Par Foucauld. Février 2021.
Toute guérison, parce qu’elle sauve du péril de la mort, met en jeu la question du sens de la vie. N’est-ce pas cette question – et les réponses qu’elle pourrait susciter – qui échappe à notre société frappée par la pandémie ?
Quand nous guérissons, c’est le plus souvent grâce à l’intervention bienfaitrice d’un médecin et à l’assistance prodiguée par l’entourage. La vie guérie, le corps remis d’aplomb, est une vie soignée, c’est-à-dire dont on a pris soin. La vie amoindrie qui reprend possession d’elle-même rencontre inévitablement cette question : à quoi vais-je consacrer mes forces retrouvées ? Toute personne ayant été malade connaît cette exaltante impression de renaissance accompagnant la guérison. A la conscience redécouverte de la mortalité – expérience de pensée offerte à tout malade – succède le sentiment de la vitalité retrouvée. En les sauvant, on donne donc aux vies l’occasion de penser la question de la dépense de leur énergie vitale. Guérie par d’autres qu’elle, toute vie rétablie se demande pour quoi elle veut vivre, à quoi elle désire se consacrer.
Plus la crise actuelle du Covid dure, plus risquent d’apparaître des exaspérations et des clivages mortifères : jeunes contre vieux, personnes impatientes de reprendre le cours de leur existence contre personnes à la santé vulnérable et partisans d’une prudence sanitaire maximum… Éprouvante pour tous, la situation vécue depuis bientôt un an a des conséquences extrêmement diverses : dramatiques et catastrophiques pour certains, gênantes et angoissantes pour d’autres. Ni les discours faisant de la santé le bien suprême sans être capable de le justifier, ni la criminalisation du non-respect des règles sanitaires, ni les moyens importants mis en œuvre pour sauver des vies ne suffisent à donner sens à nos choix éthiques et politiques. S’en contenter nous expose forcément à l’utilitarisme, qui commande de ne pas sacrifier le bien du plus grand nombre à celui du plus petit.

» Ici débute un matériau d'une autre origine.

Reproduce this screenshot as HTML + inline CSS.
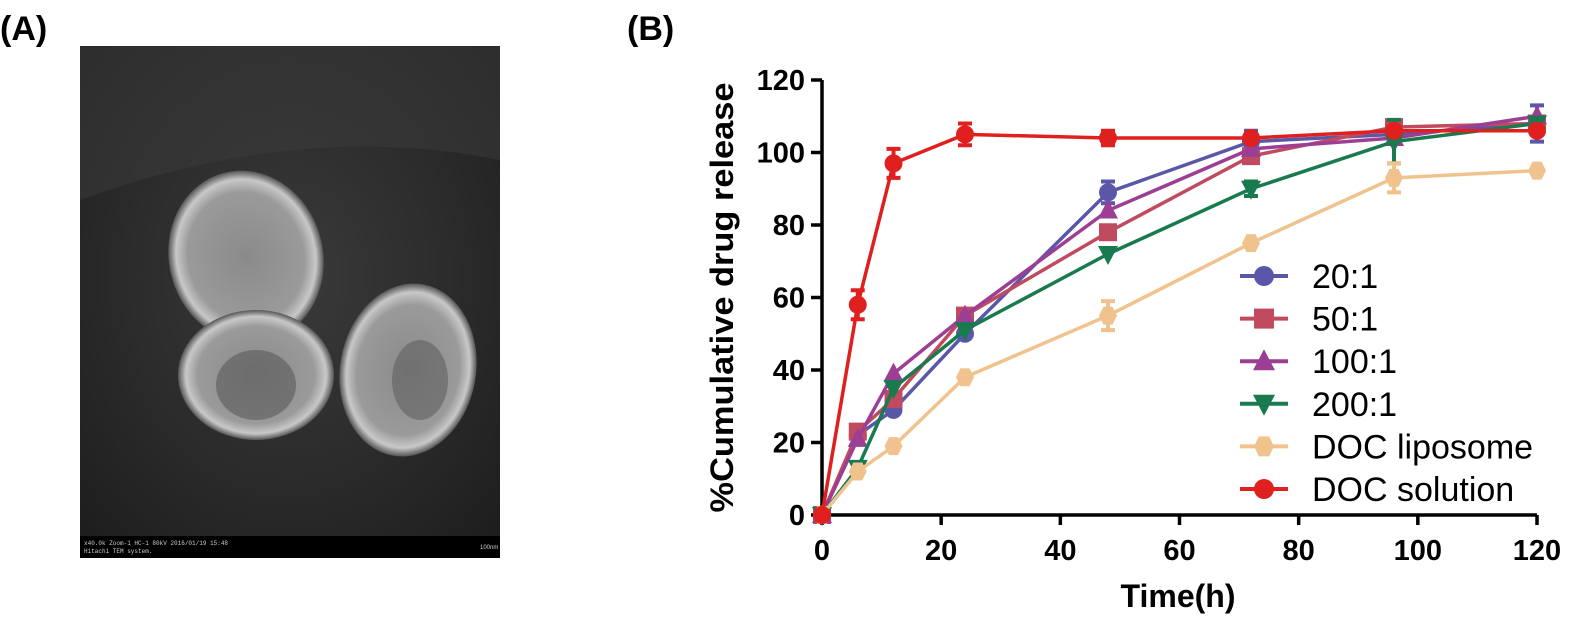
<!DOCTYPE html>
<html><head><meta charset="utf-8"><style>
body{margin:0;background:#fff;width:1575px;height:622px;overflow:hidden;font-family:"Liberation Sans",sans-serif}
</style></head><body>
<svg width="1575" height="622" viewBox="0 0 1575 622">
<text x="0" y="40" font-size="34" font-weight="bold">(A)</text>
<text x="627" y="40" font-size="34" font-weight="bold">(B)</text>
<defs>
<radialGradient id="bg" cx="0.5" cy="0.45" r="0.7"><stop offset="0" stop-color="#3a3a3a"/><stop offset="0.6" stop-color="#2a2a2a"/><stop offset="1" stop-color="#1e1e1e"/></radialGradient>
<radialGradient id="pt" cx="0.5" cy="0.5" r="0.5"><stop offset="0" stop-color="#8a8a8a"/><stop offset="0.75" stop-color="#9a9a9a"/><stop offset="0.9" stop-color="#c8c8c8"/><stop offset="1" stop-color="#555"/></radialGradient>
</defs>
<g>
<rect x="80" y="46" width="420" height="512" fill="url(#bg)"/>
<path d="M80 200 Q300 120 500 160 L500 46 L80 46Z" fill="#3c3c3c" opacity="0.5"/>
<ellipse cx="246" cy="257" rx="77" ry="87" fill="url(#pt)" transform="rotate(-15 246 257)"/>
<ellipse cx="408" cy="370" rx="68" ry="87" fill="url(#pt)" transform="rotate(10 408 370)"/>
<ellipse cx="256" cy="375" rx="78" ry="65" fill="url(#pt)"/>
<ellipse cx="256" cy="385" rx="40" ry="35" fill="#5a5a5a" opacity="0.6"/>
<ellipse cx="420" cy="380" rx="28" ry="40" fill="#606060" opacity="0.6"/>
<rect x="80" y="536" width="420" height="22" fill="#000"/>
<text x="84" y="545" font-size="6" fill="#ccc" font-family="Liberation Mono">x40.0k Zoom-1 HC-1 80kV 2016/01/19 15:48</text>
<text x="84" y="553" font-size="6" fill="#ccc" font-family="Liberation Mono">Hitachi TEM system.</text>
<text x="480" y="549" font-size="6" fill="#ccc">100nm</text>
</g>
<g id="chart"></g>
</svg>
<script>
const times=[0,6,12,24,48,72,96,120];
const s20=[0,22,29,50,89,103,105,108];
const s50=[0,23,32,55,78,99,107,108];
const s100=[0,21,39,55,84,101,104,110];
const s200=[0,13,35,51,72,90,103,108];
const sLip=[0,12,19,38,55,75,93,95];
const sSol=[0,58,97,105,104,104,106,106];
const eSol=[0,4,4,3,2,0,0,0];
const e20=[0,0,0,0,3,3,0,5];
const e200=[0,0,0,0,0,2,6,0];
const eLip=[0,0,0,0,4,0,4,0];
const xTicks=[0,20,40,60,80,100,120];
const yTicks=[0,20,40,60,80,100,120];
const names=["20:1","50:1","100:1","200:1","DOC liposome","DOC solution"];
const X=v=>822+v*(1537-822)/120, Y=v=>515-v*(515-80)/120;
const g=document.getElementById('chart'),NS="http://www.w3.org/2000/svg";
function el(t,a,p){const e=document.createElementNS(NS,t);for(const k in a)e.setAttribute(k,a[k]);(p||g).appendChild(e);return e;}
let e;
e=el('path',{d:`M${X(0)} ${Y(120)} V${Y(0)} H${X(120)}`,stroke:'#000','stroke-width':3.5,fill:'none'});

yTicks.forEach(v=>{el('line',{x1:X(0)-11,x2:X(0),y1:Y(v),y2:Y(v),stroke:'#000','stroke-width':3.5});
 e=el('text',{x:X(0)-17,y:Y(v)+10,'text-anchor':'end','font-size':29,'font-weight':'bold'});e.textContent=v;
 });
xTicks.forEach(v=>{el('line',{x1:X(v),x2:X(v),y1:Y(0),y2:Y(0)+10,stroke:'#000','stroke-width':3.5});
 e=el('text',{x:X(v),y:Y(0)+45,'text-anchor':'middle','font-size':29,'font-weight':'bold'});e.textContent=v;
 });
e=el('text',{x:1178,y:607,'text-anchor':'middle','font-size':32,'font-weight':'bold'});e.textContent='Time(h)';

e=el('text',{x:0,y:0,'text-anchor':'middle','font-size':32,'font-weight':'bold',textLength:430,lengthAdjust:'spacingAndGlyphs',transform:`translate(733 ${Y(60)}) rotate(-90)`});e.textContent='%Cumulative drug release';

const series=[[s20,'#5b57a8','circle',e20],[s50,'#c04b5f','square',null],[s100,'#9c3f94','tri',null],[s200,'#1a7a4f','tridown',e200],[sLip,'#f0c38e','hex',eLip],[sSol,'#e0201e','circle',eSol]];
function marker(shape,x,y,c,parent,r){r=r||9;let m;
 if(shape=='circle')m=el('circle',{cx:x,cy:y,r:r,fill:c},parent);
 else if(shape=='square')m=el('rect',{x:x-r,y:y-r,width:2*r,height:2*r,fill:c},parent);
 else if(shape=='tri')m=el('polygon',{points:`${x},${y-r-2} ${x-r-1},${y+r-1} ${x+r+1},${y+r-1}`,fill:c},parent);
 else if(shape=='tridown')m=el('polygon',{points:`${x},${y+r+2} ${x-r-1},${y-r+1} ${x+r+1},${y-r+1}`,fill:c},parent);
 else m=el('polygon',{points:`${x-r},${y} ${x-r/2},${y-r} ${x+r/2},${y-r} ${x+r},${y} ${x+r/2},${y+r} ${x-r/2},${y+r}`,fill:c},parent);
 return m;}
series.forEach((s,i)=>{const [d,c,sh,er]=s;
 const sg=el('g',{});
 el('polyline',{points:d.map((v,j)=>X(times[j])+','+Y(v)).join(' '),fill:'none',stroke:c,'stroke-width':3.5},sg);
 d.forEach((v,j)=>{if(er&&er[j]){const x=X(times[j]);el('path',{d:`M${x} ${Y(v+er[j])} V${Y(v-er[j])} M${x-7} ${Y(v+er[j])} H${x+7} M${x-7} ${Y(v-er[j])} H${x+7}`,stroke:c,'stroke-width':4,fill:'none'},sg);}
  const m=marker(sh,X(times[j]),Y(v),c,sg);});
 const ly=276+i*42.6;const lg=el('g',{});
 el('line',{x1:1240,x2:1288,y1:ly,y2:ly,stroke:c,'stroke-width':4},lg);marker(sh,1264,ly,c,lg,10);
 const t=el('text',{x:1312,y:ly+12,'font-size':34},lg);t.textContent=names[i];});
</script>
</body></html>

Dès lors, il importe de voir au-delà de la vie menacée, mise en péril par la maladie, pour penser la vie sauvée de la maladie ou simplement épargnée par celle-ci. Les discours de prévention et les dispositifs de protection sont sans doute nécessaires mais insuffisants. Dans notre société, soigner le corps malade, tout faire pour qu’il guérisse, est un impératif pratique et moral. Cela est heureux. Il serait donc insensé de vouloir conditionner le soin au projet de vie souhaité par le malade. Rien n’empêche cependant de puiser aux sources de notre culture afin de penser le sens de cette vie dont nous nous efforçons de maximiser la durée. Les Évangiles sont riches de scènes où le Christ côtoie et échange avec des malades. Dans l’Évangile selon Marc, au chapitre 1, il guérit la belle-mère de Simon, l’un de ses disciples. Voici ce que nous dit le texte : « Jésus s’approcha, la saisit par la main et la fit lever. La fièvre la quitta, et elle les servait. » Au-delà de la guérison apparemment miraculeuse accomplie par le Christ, l’attitude de l’ancienne malade interpelle : en faisant du service et de la charité la finalité de sa santé retrouvée, elle témoigne que cela constitue à ses yeux la valeur suprême de l’existence. La portée d’un tel texte est universelle. Ni les malades, ni les femmes sont évidemment les seuls concernés ici. Le Christ nous révèle que la vie s’accomplit dans le don de soi, donc que la vie est en droit subordonnée à l’amour. Nous ne sommes pas face à une leçon de morale ; la vocation la plus profonde de l’homme est mise en lumière. Plus que vers la mort, la maladie et la guérison font donc signe vers la question de la valeur suprême de la vie. En ce point, nous sommes tous indistinctement convoqués, étant tous potentiellement malades et fatalement mortels.